In 1821, Carmel became Mexican territory when Mexico gained independence from Spain. A Scottish immigrant, John Martin, acquired lands surrounding the Carmel mission in 1833, which he named Mission Ranch. Carmel then became part of the United States in 1848, when Mexico ceded California as a result of the Mexican-American War.

Known as "Rancho Las Manzanitas", the area that was to become Carmel-by-the Sea proper was purchased by French businessman Honore Escolle in the 1850's. Escolle was well known and prosperous in the City of Monterey, owning the first commercial bakery, pottery kiln, and brickworks in Central California.

In 1888, Escolle and Santiago Duckworth, a young Catholic developer from Monterey with dreams of establishing a Catholic retreat near the Carmel Mission, filed a subdivision map with the County Recorder of Monterey County. By 1889, 200 lots had been sold.

In 1902 Frank Devendorf and Frank Powers, on behalf of the Carmel Development Company, filed a new subdivision map of the core village that became Carmel; that village actually developed in 1904 and was incorporated in 1916. In 1910, the Carnegie Institution established the Coastal Laboratory, and a number of scientists moved to the area.
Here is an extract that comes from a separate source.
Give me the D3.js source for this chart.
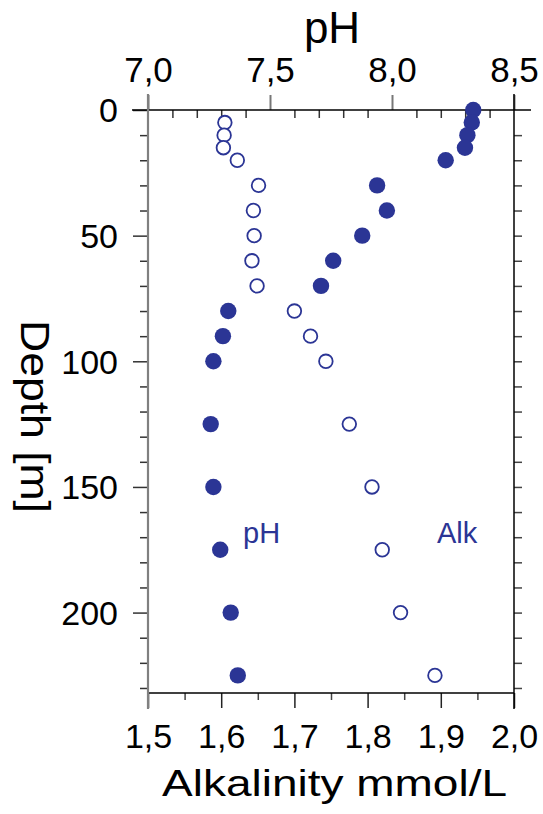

In 1905, in an effort to foster the arts, the Carmel Arts and Crafts Club was formed. After the 1906 San Francisco earthquake the village received an influx of artists and other creative types escaping the disaster area. Jack London describes the artists' colony in a portion of his novel, The Valley of the Moon; among the noted artists who thrived here were Mary Austin, Armin Hansen, George Sterling, Robinson Jeffers, Sinclair Lewis, Sydney Yard, Ferdinand Burgdorff, William Frederic Ritschel, William Keith and Percy Gray.